What are the strengths of the SX-F now?
“I believe the guys would say it is a light and nimble ride. It looks like the chassis offers some comfort and trust. Engine-wise we have tried to make smooth power with a wide, useable band but everybody can do that now and we just move it around to where we want to have it. I think we have found a good package with it all together. It took a while until the guys knew what they wanted and how to handle it but now it is there.”
Tony said at Glen Helen at the end of 2015 that he only came back to test and was working on electronics and chassis so that area must have been work in progress for quite a while …
“We were trying a holeshot device – that is now even on stock bikes – but to be honest he doesn’t use it. He just uses a normal setup. I think it helps to a certain point but if you are a good starter like Tony is then there was always something he didn’t like about the device. Some guys are better at judging it themselves. I’m not 100% convinced about the electronics out there at the moment and that is why we have less on the bike compared to some Japanese companies.”
People are always working for those marginal gains, so what for next year? Small tweaks?
“[smiles] No. Even with a 1-2 in the championship then ‘after the race is just before the race’. Next season will come around fast and we need to make the same effort that we do every year. Winter will be short.”
Even though you’ve led the way since round six and Jeffrey has been so strong in the second part of the season do you still have prototype parts coming through?
“We have ideas and we put them out there and sort them out with the riders. If they have a benefit from them then we’ll use it. Development does not stop.”

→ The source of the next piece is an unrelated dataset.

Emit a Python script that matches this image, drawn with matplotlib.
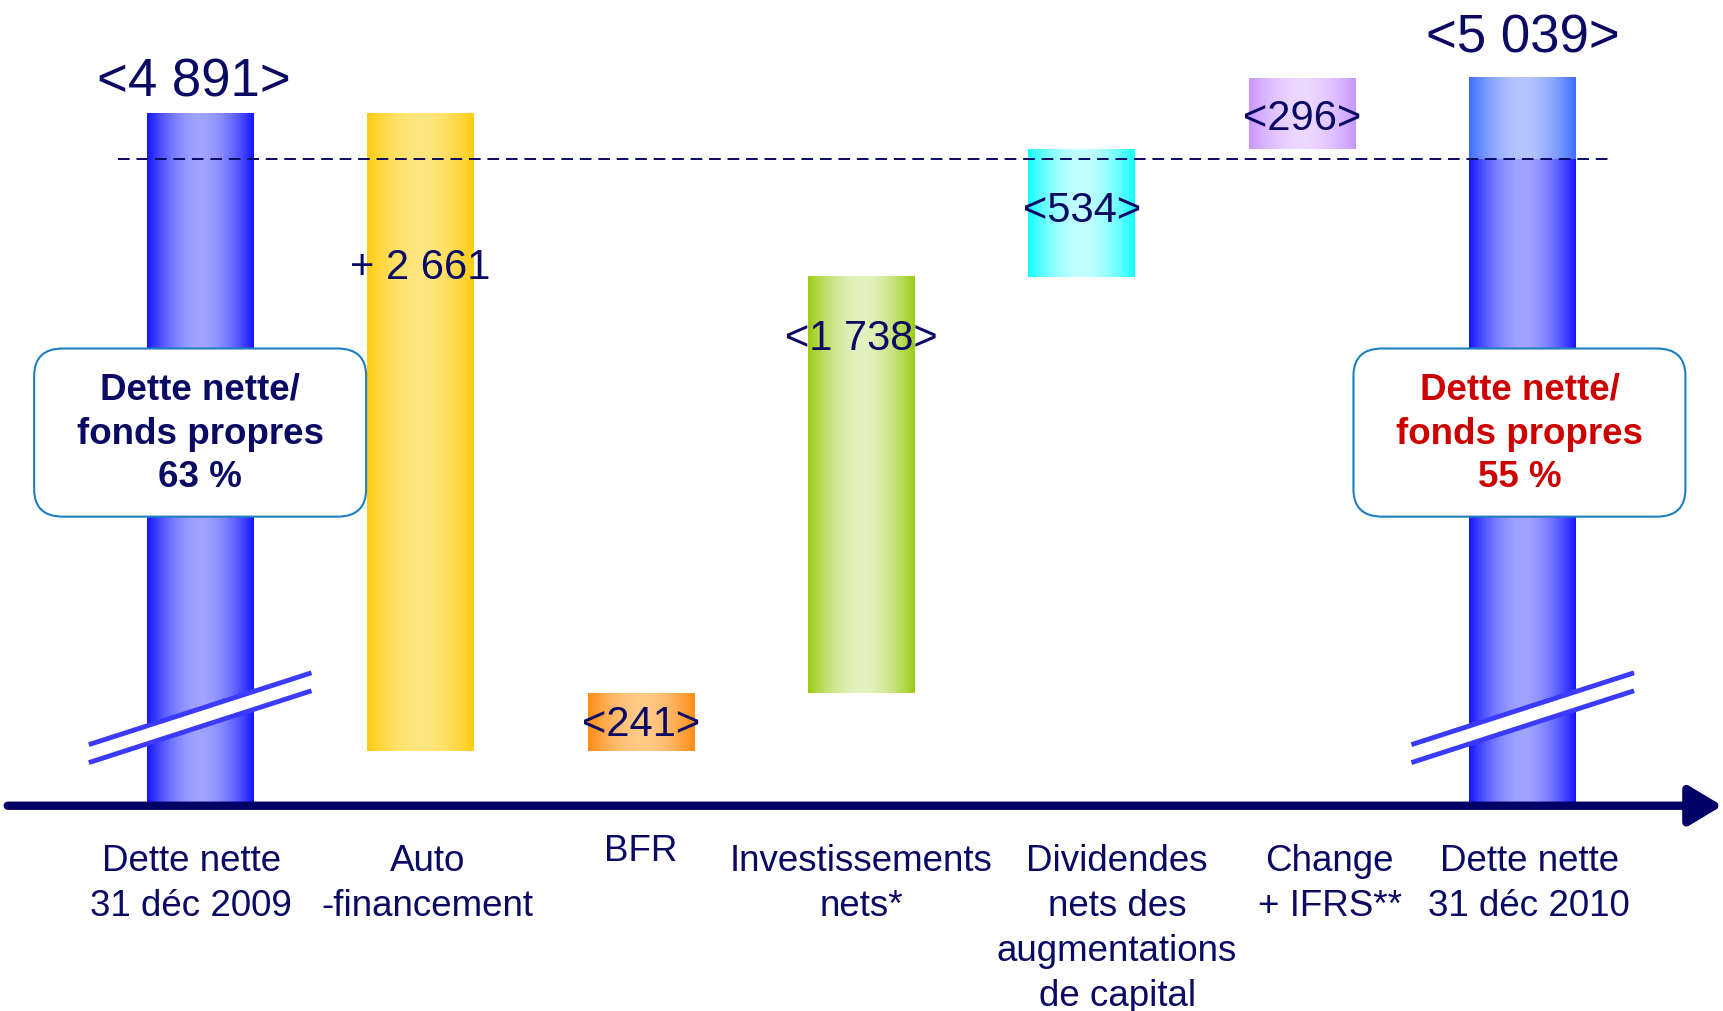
import numpy as np
import matplotlib
matplotlib.use("Agg")
import matplotlib.pyplot as plt
from matplotlib.patches import FancyBboxPatch, Polygon

plt.rcParams['font.family'] = ['Liberation Sans', 'DejaVu Sans']

# data
categories = ["Dette nette\n31 déc 2009", "Auto\n-financement", "BFR",
              "Investissements\nnets*",
              "Dividendes\nnets des\naugmentations\nde capital",
              "Change\n+ IFRS**", "Dette nette\n31 déc 2010"]
debt_start = 4891
debt_end = 5039
changes = [-2661, 241, 1738, 534, 296]
change_labels = ["+ 2 661", "<241>", "<1 738>", "<534>", "<296>"]
total_labels = ["<4 891>", "<5 039>"]
ratio_labels = ["Dette nette/\nfonds propres\n63 %", "Dette nette/\nfonds propres\n55 %"]
ratio_colors = ["#0A0A64", "#CC0000"]
ref_level = 4700   # dashed reference line
axis_base = 2000   # broken axis: value where the x axis is drawn

# gradient colours (edge, centre)
total_grad = ((20, 20, 255), (160, 164, 255))
top_grad = ((60, 110, 255), (182, 196, 255))
change_grads = [((255, 204, 17), (255, 230, 128)),
                ((255, 140, 20), (255, 202, 135)),
                ((153, 204, 17), (228, 242, 192)),
                ((17, 255, 255), (195, 255, 255)),
                ((200, 150, 255), (236, 216, 255))]

navy = "#0A0A64"


def gradient(ax, x0, x1, y0, y1, edge, centre, z=3):
    u = np.linspace(0, 1, 256)
    f = 1 - np.abs(2 * u - 1) ** 1.8
    edge = np.array(edge, float)
    centre = np.array(centre, float)
    rgb = edge + (centre - edge) * f[:, None]
    ax.imshow(rgb[None, :, :] / 255, extent=(x0, x1, y0, y1), aspect='auto',
              interpolation='bilinear', zorder=z)


fig = plt.figure(figsize=(17.24, 10.11), dpi=100)
ax = fig.add_axes([0, 0, 1, 1])

x = np.arange(len(categories))
width = 0.485

levels = debt_start + np.cumsum(changes)
prev = np.concatenate([[debt_start], levels[:-1]])
bottoms = np.minimum(prev, levels)
heights = np.abs(changes)

# total bars
tot_bars = ax.bar([x[0], x[-1]], [debt_start - axis_base, debt_end - axis_base],
                  width, bottom=axis_base, color="#1414FF", zorder=2)
first, last = tot_bars
x0, y0 = first.get_xy()
gradient(ax, x0, x0 + first.get_width(), y0, y0 + first.get_height(), *total_grad)
# last bar: lighter part above the reference line
x0, y0 = last.get_xy()
gradient(ax, x0, x0 + last.get_width(), y0, ref_level, *total_grad)
gradient(ax, x0, x0 + last.get_width(), ref_level, y0 + last.get_height(), *top_grad)

# change bars
ch_bars = ax.bar(x[1:-1], heights, width, bottom=bottoms, color="#FFCC11", zorder=2)
for b, g in zip(ch_bars, change_grads):
    x0, y0 = b.get_xy()
    gradient(ax, x0, x0 + b.get_width(), y0, y0 + b.get_height(), *g)

# value labels
label_frac = [0.235, 0.47, 0.14, 0.45, 0.52]
for b, lab, fr in zip(ch_bars, change_labels, label_frac):
    xc = b.get_x() + b.get_width() / 2
    yc = b.get_y() + b.get_height() * (1 - fr)
    ax.text(xc, yc, lab, ha='center', va='center_baseline', fontsize=30,
            color=navy, zorder=8)
for b, lab, dx, off in zip(tot_bars, total_labels, [-0.03, 0.0], [26, 32]):
    xc = b.get_x() + b.get_width() / 2 + dx
    ax.annotate(lab, (xc, b.get_y() + b.get_height()), xytext=(0, off),
                textcoords='offset points', ha='center', va='center_baseline',
                fontsize=38, color=navy, zorder=8)

# dashed reference line
ax.plot([-0.374, 6.40], [ref_level, ref_level], ls=(0, (6, 3.5)), lw=1.4,
        color=navy, zorder=6)

# axis break marks
for xi in [x[0], x[-1]]:
    xl, xr = xi - 0.505, xi + 0.505
    lo = [2180, 2480]
    hi = [2255, 2555]
    ax.add_patch(Polygon([(xl, lo[0]), (xr, lo[1]), (xr, hi[1]), (xl, hi[0])],
                         closed=True, fc='white', ec='none', zorder=4))
    ax.plot([xl, xr], lo, color="#3B3BFF", lw=3.5, zorder=5, solid_capstyle='butt')
    ax.plot([xl, xr], hi, color="#3B3BFF", lw=3.5, zorder=5, solid_capstyle='butt')

# ratio boxes
for xi, lab, c, dx in zip([x[0], x[-1]], ratio_labels, ratio_colors, [0.0, -0.015]):
    box = FancyBboxPatch((xi + dx - 0.753, 3207), 1.506, 702,
                         boxstyle="round,pad=0,rounding_size=0.13",
                         mutation_aspect=880, fc='white', ec="#1E7FC0",
                         lw=1.5, zorder=7)
    ax.add_patch(box)
    ax.text(xi + dx, 3552, lab, ha='center', va='center', fontsize=26.5,
            fontweight='bold', color=c, linespacing=1.33, zorder=8)

# x axis with arrow
ax.annotate("", xy=(6.905, axis_base), xytext=(-0.873, axis_base),
            arrowprops=dict(arrowstyle="-|>,head_length=1.0,head_width=0.6",
                            lw=6, color="#000066", shrinkA=0, shrinkB=0,
                            mutation_scale=20), zorder=6)

# category labels
label_dx = [-0.04, 0.03, 0.0, 0.0, 0.16, 0.125, 0.03]
for xi, lab, dx in zip(x, categories, label_dx):
    top = 1880 if "\n" not in lab else 1840
    ax.text(xi + dx, top, lab, ha='center', va='top', fontsize=26.5,
            color=navy, linespacing=1.37)

ax.set_xlim(-0.908, 6.913)
ax.set_ylim(1143, 5364)
ax.axis('off')

fig.savefig("out.png", dpi=100)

With the championship won in MXGP it fully closes the story of the KTM 350 SX-F: a bike that was supposed to be the answer to the power of the 450s. Was it the right bike at the right time but now the 450s have evolved?
“It was the right bike at the right time but also the tracks have changed. We had some influences when [Ryan] Villopoto came over with bigger jumps and it was tougher to clear them on a good level with the 350 because it lacked that little extra torque and that was where the struggle started a bit. Tony changed his mind and also said that tracks with big uphills – like St Jean [D’Angely in France] for example and Matterley Basin that was fast with big quad jumps – were even harder on the 350. Tracks are still changing now and the layout for me can be good but I also see some more obstacles like wall jumps. We went faster and higher but now we try to break the rhythm with these jumps; these are sections more for Supercross in my opinion. We are not talking about super-high-powered 450s any more. They are softer, more manageable and have come a long way in a short time.”